Pessoalmente, considero que a criação de tantos crimes tem resultados perversos na sociedade. O direito penal parte da existência de um autor-indivíduo que, neste caso, seria quem comete um ato discriminatório. Deste modo, reforça-se a ideia de que a discriminação responde a uma atitude individual. A isto se soma a dificuldade de provar que tal pessoa agiu de má fé. Até agora, nenhuma pessoa foi condenada por esse delito na Colômbia. Então, para que serviu a criação deste delito? Por que o governo não implementa políticas gerais contra a discriminação que, sim, poderiam transformar esta problemática? Por outro lado, se uma pessoa é absolvida em um caso por discriminação por que o juiz não possui os elementos suficientes do direito penal para condená-la, ela sempre pode mostrar o veredicto que a absolveu como um trunfo.
Em vez de penalizar a discriminação, penso ser necessário elaborar uma lei integral pela igualdade e a não discriminação.

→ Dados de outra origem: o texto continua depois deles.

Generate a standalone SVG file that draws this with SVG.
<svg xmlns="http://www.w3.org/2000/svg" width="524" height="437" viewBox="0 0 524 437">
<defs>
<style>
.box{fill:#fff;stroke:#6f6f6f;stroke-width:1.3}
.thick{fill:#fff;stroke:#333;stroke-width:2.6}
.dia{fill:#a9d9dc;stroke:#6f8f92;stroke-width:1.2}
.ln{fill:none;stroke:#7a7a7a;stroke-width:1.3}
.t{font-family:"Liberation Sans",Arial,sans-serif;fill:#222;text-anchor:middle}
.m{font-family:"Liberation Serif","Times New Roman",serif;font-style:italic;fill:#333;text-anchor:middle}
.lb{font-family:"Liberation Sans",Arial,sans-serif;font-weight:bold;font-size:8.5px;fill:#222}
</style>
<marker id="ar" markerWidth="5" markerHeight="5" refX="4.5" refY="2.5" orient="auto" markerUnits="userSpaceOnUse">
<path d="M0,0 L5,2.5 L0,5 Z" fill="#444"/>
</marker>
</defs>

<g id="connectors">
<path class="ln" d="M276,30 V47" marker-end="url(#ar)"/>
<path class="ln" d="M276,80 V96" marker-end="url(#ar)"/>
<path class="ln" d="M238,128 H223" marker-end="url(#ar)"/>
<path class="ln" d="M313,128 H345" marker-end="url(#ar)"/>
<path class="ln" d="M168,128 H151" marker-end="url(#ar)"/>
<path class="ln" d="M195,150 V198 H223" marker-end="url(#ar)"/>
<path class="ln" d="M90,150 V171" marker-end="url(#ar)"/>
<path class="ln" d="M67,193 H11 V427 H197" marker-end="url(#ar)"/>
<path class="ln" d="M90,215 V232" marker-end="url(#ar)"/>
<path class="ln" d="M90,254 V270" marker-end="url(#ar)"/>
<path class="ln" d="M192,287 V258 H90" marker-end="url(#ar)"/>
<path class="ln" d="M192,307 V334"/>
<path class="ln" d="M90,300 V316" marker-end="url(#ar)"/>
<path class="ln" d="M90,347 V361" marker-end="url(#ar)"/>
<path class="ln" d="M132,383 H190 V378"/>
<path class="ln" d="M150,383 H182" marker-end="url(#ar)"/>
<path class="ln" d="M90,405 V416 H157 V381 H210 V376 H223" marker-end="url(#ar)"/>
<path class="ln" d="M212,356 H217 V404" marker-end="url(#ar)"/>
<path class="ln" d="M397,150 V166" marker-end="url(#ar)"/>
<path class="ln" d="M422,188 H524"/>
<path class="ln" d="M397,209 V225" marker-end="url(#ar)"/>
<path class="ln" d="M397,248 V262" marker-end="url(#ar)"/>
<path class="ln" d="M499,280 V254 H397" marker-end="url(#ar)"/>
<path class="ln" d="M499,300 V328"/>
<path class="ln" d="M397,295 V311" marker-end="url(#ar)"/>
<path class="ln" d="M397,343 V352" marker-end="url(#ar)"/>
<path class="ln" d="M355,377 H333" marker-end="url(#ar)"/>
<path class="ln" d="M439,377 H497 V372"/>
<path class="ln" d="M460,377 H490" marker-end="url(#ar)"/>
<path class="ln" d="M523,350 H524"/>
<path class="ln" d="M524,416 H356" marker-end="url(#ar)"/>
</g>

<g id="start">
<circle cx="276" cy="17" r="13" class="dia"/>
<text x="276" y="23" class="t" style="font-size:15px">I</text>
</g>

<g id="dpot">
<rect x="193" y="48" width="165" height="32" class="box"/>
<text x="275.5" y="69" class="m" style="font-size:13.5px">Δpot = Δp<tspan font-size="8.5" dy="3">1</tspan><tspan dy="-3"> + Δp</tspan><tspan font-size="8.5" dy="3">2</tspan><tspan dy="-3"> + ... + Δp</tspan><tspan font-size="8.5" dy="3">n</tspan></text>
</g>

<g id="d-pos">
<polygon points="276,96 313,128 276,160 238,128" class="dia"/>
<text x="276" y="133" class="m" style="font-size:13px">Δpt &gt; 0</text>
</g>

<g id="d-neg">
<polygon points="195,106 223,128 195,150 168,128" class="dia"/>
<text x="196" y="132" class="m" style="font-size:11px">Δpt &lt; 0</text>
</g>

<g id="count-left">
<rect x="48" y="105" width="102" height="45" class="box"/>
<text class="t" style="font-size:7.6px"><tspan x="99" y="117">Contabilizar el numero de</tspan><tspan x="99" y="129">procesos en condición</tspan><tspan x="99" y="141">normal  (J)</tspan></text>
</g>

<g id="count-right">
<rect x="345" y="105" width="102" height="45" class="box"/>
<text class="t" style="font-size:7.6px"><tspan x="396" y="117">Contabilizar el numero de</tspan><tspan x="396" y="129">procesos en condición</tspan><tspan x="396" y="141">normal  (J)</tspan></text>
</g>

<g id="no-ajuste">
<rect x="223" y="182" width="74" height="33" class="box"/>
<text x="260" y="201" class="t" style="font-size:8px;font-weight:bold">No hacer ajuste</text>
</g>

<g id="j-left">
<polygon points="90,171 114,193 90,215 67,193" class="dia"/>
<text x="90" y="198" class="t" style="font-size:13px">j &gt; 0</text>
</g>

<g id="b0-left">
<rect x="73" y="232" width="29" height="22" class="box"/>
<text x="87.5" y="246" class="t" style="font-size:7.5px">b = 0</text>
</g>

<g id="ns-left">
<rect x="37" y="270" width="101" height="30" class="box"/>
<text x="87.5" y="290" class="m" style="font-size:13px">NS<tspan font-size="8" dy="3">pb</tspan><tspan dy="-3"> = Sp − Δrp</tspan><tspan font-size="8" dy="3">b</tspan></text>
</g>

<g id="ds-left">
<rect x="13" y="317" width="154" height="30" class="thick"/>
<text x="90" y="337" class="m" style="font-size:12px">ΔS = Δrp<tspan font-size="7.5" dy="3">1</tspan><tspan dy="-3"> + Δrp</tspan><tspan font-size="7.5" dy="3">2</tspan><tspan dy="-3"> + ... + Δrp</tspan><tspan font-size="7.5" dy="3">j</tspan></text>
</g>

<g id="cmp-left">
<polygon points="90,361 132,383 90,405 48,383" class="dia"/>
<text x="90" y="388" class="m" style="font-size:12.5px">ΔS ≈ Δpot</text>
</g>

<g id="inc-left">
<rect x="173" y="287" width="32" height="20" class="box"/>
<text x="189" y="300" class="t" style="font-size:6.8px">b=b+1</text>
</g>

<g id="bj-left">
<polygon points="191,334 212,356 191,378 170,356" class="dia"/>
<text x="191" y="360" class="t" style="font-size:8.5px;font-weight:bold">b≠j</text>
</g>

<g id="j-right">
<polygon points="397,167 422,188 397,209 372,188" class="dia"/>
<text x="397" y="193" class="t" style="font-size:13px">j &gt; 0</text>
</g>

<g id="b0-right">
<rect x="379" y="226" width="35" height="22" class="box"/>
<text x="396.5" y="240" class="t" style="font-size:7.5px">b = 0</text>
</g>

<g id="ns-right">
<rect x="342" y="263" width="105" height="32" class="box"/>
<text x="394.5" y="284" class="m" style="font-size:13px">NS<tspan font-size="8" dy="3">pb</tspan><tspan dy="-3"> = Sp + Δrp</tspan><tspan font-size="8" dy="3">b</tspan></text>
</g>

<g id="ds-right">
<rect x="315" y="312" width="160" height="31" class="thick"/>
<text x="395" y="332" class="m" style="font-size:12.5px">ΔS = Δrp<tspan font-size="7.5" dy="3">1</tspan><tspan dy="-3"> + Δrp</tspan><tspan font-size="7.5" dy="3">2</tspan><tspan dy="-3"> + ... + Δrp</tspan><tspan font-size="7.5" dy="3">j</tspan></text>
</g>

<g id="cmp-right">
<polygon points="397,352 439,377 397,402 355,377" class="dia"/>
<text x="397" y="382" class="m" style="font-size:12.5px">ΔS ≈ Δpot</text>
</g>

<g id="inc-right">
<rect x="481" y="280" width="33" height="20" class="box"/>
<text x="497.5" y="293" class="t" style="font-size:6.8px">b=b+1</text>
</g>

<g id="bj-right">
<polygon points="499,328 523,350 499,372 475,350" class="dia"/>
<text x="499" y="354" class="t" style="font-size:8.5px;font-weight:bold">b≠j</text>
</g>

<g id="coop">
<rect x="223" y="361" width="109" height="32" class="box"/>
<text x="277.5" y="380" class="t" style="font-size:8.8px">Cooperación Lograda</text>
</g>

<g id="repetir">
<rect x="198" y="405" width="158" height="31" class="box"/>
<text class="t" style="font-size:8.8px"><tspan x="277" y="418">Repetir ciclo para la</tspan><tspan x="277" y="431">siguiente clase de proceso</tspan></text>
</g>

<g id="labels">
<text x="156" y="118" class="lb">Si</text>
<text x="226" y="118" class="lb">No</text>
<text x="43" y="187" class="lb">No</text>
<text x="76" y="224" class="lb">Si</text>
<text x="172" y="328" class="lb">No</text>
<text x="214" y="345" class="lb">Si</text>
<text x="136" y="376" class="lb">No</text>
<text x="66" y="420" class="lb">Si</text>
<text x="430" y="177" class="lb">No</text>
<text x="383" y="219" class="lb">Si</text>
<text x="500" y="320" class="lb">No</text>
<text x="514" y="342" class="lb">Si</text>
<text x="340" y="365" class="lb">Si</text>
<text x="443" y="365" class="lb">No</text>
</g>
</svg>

Nos casos de discriminação que chegam ao Colombia Diversa, privilegiamos outras medidas como a ação de tutela frente à denúncia penal porque a primeira é mais integral, mais rápida, permite obter reparações coletivas e análises judiciais mais complexas enriquecidas pelas ciências sociais. O trâmite através do direito penal se converte em uma disputa entre um advogado de defesa e a Promotoria, de onde se parte da presunção de inocência do acusado e de onde é altamente provável que o discriminador se saia bem.
Além disso, a via penal traz outra série de problemas. Incriminar penalmente uma pessoa pelo que pensa e diz – exceto em casos de apologia ao genocídio – me parece difícil. Este tipo de normas poderia ser usado contra nós quando fazemos críticas radicais à Igreja Católica, a um partido político ou a uma ideologia em particular. Este caminho pode nos aproximar da direita mais conservadora e atrasada, que advoga pela criação de mais crimes, mais prisões, mais força pública. A discriminação é um fenômeno muito complexo que não se soluciona colocando alguém na prisão.